What the news report said was that she had failed to find a compromise that would hold together her divided cabinet. The headline should have said something like that.
We also had a headline that read: “May says ‘no place for bullying’ in parliament amid Bercow claims.” There we meant “in response to”, which might have been cumbersome in a headline, so perhaps something like “as new Bercow claims emerge” would have been better.
In foreign news, meanwhile, a fascinating dispatch was undersold with a clumsy “amid” in the headline: “The Unesco-protected ‘Jewel of Arabia’ vanishing amid Yemen’s civil war.” It was about the island of Socotra, which is geographically not “amid” the civil war at all, although it has been affected by it. A simple “in” would have sufficed here.
Horse-based metaphors: We had “free reign” a couple of times this week. I suppose it makes more sense in a society no longer dependent on horses, but it was originally “free rein”.
This raises, as this column so often does, the question of when a form of words that was originally a mishearing or a misspelling should be accepted as standard. My view is that, as long as there are a significant number of readers who think the new form is wrong, we should avoid it. Perhaps these distinctions shouldn’t matter, but it is not in our interest to put off readers for no good reason.
Instrument of torture: The same goes for “nerve-wracking”. We quoted someone using the phrase this week and spelt it thus, with a “w”. The phrase was originally “nerve-racking”, from the metaphor of torture by being stretched on a rack. As this hasn’t been a common practice since the 17th century, it is surprising that it has survived in the language so long, and not surprising that its spelling has varied.
What is odd about the “wrack” spelling, though, is that it is an equally old-fashioned word, a variant of wreck, used to refer to ships. And those who hold the w-spelling to be a mistake are undermined by the Oxford Dictionary: “Figurative senses of the verb … can, however, be spelled either rack or wrack.”
The Oxford adds: “The phrase rack and ruin can also be spelled wrack and ruin.” This is more justifiable, I think, because the sense of “wreck” is stronger. For example, we reported on another suicide bomb in Kabul this week, saying Afghanistan is “still regularly wracked by violence”. Did we mean “wrecked” or “tortured” by violence? Probably both.
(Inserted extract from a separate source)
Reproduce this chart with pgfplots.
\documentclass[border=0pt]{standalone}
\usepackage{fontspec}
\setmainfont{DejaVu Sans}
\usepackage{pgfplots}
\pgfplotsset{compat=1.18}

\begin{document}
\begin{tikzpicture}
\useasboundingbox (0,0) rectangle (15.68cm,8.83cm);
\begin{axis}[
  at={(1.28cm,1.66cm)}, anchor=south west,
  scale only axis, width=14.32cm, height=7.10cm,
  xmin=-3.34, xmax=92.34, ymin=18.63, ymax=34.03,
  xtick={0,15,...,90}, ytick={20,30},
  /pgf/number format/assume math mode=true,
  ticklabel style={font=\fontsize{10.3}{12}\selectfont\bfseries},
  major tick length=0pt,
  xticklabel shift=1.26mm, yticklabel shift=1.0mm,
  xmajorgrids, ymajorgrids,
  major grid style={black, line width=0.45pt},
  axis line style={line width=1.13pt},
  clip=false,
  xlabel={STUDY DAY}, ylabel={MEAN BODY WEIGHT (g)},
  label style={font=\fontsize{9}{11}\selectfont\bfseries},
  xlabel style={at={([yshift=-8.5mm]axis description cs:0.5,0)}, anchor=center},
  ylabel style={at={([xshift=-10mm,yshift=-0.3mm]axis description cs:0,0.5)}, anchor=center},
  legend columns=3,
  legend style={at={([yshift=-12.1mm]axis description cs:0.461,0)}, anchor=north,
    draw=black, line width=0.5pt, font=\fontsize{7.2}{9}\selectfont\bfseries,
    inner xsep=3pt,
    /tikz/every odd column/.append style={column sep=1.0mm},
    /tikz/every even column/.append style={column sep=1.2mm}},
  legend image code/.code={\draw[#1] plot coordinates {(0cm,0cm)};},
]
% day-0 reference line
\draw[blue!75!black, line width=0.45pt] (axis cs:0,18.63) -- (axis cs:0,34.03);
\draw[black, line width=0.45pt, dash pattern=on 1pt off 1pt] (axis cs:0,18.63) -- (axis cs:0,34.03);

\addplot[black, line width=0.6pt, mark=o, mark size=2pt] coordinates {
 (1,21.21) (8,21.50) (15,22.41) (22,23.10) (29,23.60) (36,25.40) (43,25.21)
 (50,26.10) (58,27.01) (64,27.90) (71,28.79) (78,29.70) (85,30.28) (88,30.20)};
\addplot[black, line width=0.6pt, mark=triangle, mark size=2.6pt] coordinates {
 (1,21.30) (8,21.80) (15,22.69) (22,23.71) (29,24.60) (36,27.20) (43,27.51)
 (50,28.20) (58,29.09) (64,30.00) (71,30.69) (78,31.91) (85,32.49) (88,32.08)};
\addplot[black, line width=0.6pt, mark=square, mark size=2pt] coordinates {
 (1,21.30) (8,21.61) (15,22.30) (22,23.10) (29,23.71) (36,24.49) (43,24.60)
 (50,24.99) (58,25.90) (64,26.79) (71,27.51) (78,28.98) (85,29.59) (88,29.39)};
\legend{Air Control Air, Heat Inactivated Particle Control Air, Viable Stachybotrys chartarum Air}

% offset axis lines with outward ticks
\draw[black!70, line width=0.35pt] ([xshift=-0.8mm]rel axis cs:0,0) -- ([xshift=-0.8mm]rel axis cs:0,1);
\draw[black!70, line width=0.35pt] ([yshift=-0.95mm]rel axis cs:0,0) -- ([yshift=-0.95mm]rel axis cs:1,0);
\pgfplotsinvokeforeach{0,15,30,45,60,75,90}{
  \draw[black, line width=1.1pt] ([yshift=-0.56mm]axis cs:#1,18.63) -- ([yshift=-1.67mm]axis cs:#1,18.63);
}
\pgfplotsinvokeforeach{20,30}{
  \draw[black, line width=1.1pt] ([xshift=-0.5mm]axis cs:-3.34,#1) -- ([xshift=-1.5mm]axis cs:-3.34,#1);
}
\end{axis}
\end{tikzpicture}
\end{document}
Timetable for bombings: My problem with saying Afghanistan is “regularly wracked by violence” is not the “wracked” but the “regularly”. Regularly implies something that happens at fixed intervals, whereas we meant “frequently” – something that happens a lot.
March hares: Finally, wrack and wreck are related to wreak, and in a review of children’s books we wrote about Ada Twist, a character who “wreaks havoc with her hair-brained experiments”. Wreaking havoc is fine and good fun, but hair-brained was originally hare-brained, referring to strange behaviour of hares in spring, when they leap and twist in the air. That is a better, and more evocative, phrase.